Abstract
As a treatment agent for opioid dependence, buprenorphine is a nearly ideal medication at our current stage of medication development. Unlike methadone, buprenorphine dosage can be rapidly adjusted with minimal potential for inducing severe consequences. In addition to its intrinsic safety, buprenorphine’s relatively low abuse liability in the combination product (i.e., with naloxone as Suboxone®) makes it even more acceptable in regulatory quarters as well as to prescribing physicians. The approval of buprenorphine as a pharmacotherapy for opioid dependence returns to physicians the ability to treat their opioid-dependent patients with an effective opioid-based treatment for the first time in nearly 100 years. Buprenorphine is an opioid, however, and potential for misuse remains, even in combination with naloxone. Whether buprenorphine will be increasingly accepted as a treatment for opioid-dependent patients depends on clinicians recognizing the advantages of its uniquely useful properties while still heeding the need to manage their patients’ therapy with reasonable vigilance.
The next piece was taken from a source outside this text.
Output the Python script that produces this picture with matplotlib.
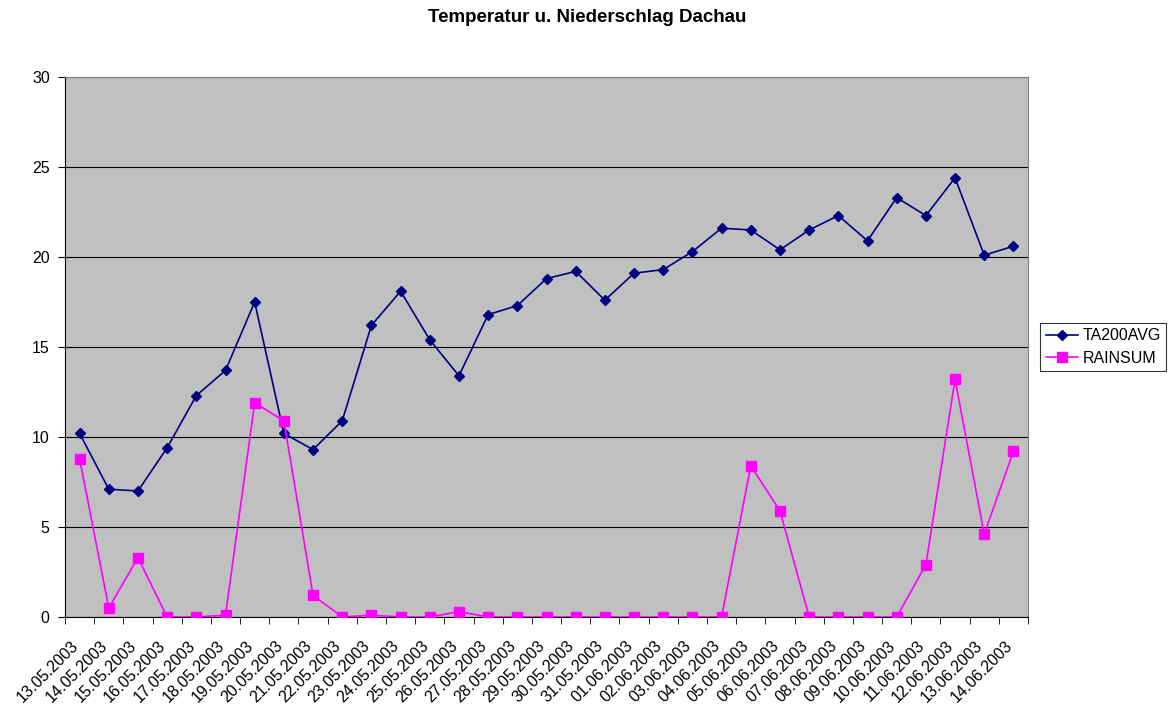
import matplotlib
matplotlib.use("Agg")
import matplotlib.pyplot as plt
import matplotlib.transforms as mtransforms
import numpy as np

plt.rcParams['font.family'] = ['Liberation Sans', 'DejaVu Sans']

dates = ['13.05.2003', '14.05.2003', '15.05.2003', '16.05.2003', '17.05.2003',
         '18.05.2003', '19.05.2003', '20.05.2003', '21.05.2003', '22.05.2003',
         '23.05.2003', '24.05.2003', '25.05.2003', '26.05.2003', '27.05.2003',
         '28.05.2003', '29.05.2003', '30.05.2003', '31.05.2003', '01.06.2003',
         '02.06.2003', '03.06.2003', '04.06.2003', '05.06.2003', '06.06.2003',
         '07.06.2003', '08.06.2003', '09.06.2003', '10.06.2003', '11.06.2003',
         '12.06.2003', '13.06.2003', '14.06.2003']

ta200avg = [10.2, 7.1, 7.0, 9.4, 12.3, 13.7, 17.5, 10.2, 9.3, 10.9,
            16.2, 18.1, 15.4, 13.4, 16.8, 17.3, 18.8, 19.2, 17.6, 19.1,
            19.3, 20.3, 21.6, 21.5, 20.4, 21.5, 22.3, 20.9, 23.3, 22.3,
            24.4, 20.1, 20.6]

rainsum = [8.8, 0.5, 3.3, 0.0, 0.0, 0.1, 11.9, 10.9, 1.2, 0.0,
           0.1, 0.0, 0.0, 0.3, 0.0, 0.0, 0.0, 0.0, 0.0, 0.0,
           0.0, 0.0, 0.0, 8.4, 5.9, 0.0, 0.0, 0.0, 0.0, 2.9,
           13.2, 4.6, 9.2]

x = np.arange(len(dates))

fig = plt.figure(figsize=(11.74, 7.04), dpi=100)
ax = fig.add_axes([65 / 1174, 1 - 617 / 704, (1028 - 65) / 1174, (617 - 77) / 704])
ax.set_facecolor('#c0c0c0')

ax.plot(x, ta200avg, color='#000080', marker='D', markersize=5, linewidth=1.2,
        label='TA200AVG', zorder=3)
ax.plot(x, rainsum, color='#ff00ff', marker='s', markersize=7, linewidth=1.2,
        label='RAINSUM', zorder=3)

ax.set_xlim(-0.5, len(dates) - 0.5)
ax.set_ylim(0, 30)
ax.set_yticks(range(0, 31, 5))
ax.yaxis.grid(True, color='black', linewidth=0.8)
ax.set_axisbelow(True)

ax.set_xticks(x)
ax.set_xticklabels(dates, rotation=45, ha='right', rotation_mode='anchor', fontsize=11.5)
ax.set_xticks(np.arange(-0.5, len(dates)), minor=True)
ax.tick_params(axis='x', which='major', length=0, pad=15)
ax.tick_params(axis='x', which='minor', length=5, direction='out')
ax.tick_params(axis='y', labelsize=11.5, length=5, direction='out', pad=6)

# shift the rotated date labels a bit to the left, like in the original
shift = mtransforms.ScaledTranslation(-9 / 100, 0, fig.dpi_scale_trans)
for lbl in ax.get_xticklabels():
    lbl.set_transform(lbl.get_transform() + shift)

for side in ['top', 'right']:
    ax.spines[side].set_color('#808080')
for side in ['left', 'bottom']:
    ax.spines[side].set_color('black')

fig.text(0.5, 1 - 17 / 704, 'Temperatur u. Niederschlag Dachau', ha='center', va='center',
         fontsize=13.5, fontweight='bold')

leg = ax.legend(loc='center left', bbox_to_anchor=(1.0125, 0.5), frameon=True,
                fancybox=False, edgecolor='black', fontsize=11.5, handlelength=2.0,
                borderpad=0.35, labelspacing=0.45, handletextpad=0.3, borderaxespad=0)
leg.get_frame().set_linewidth(0.8)

fig.savefig('out.png', dpi=100)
Financial & competing interests disclosure
Walter Ling has received unrestricted educational grants and has served occasionally as a consultant to Reckitt-Benckiser, manufacturer of Subutex and Suboxone. The author has no other relevant affiliations or financial involvement with any organization or entity with a financial interest in or financial conflict with the subject matter or materials discussed in the manuscript apart from those disclosed.
No writing assistance was utilized in the production of this manuscript.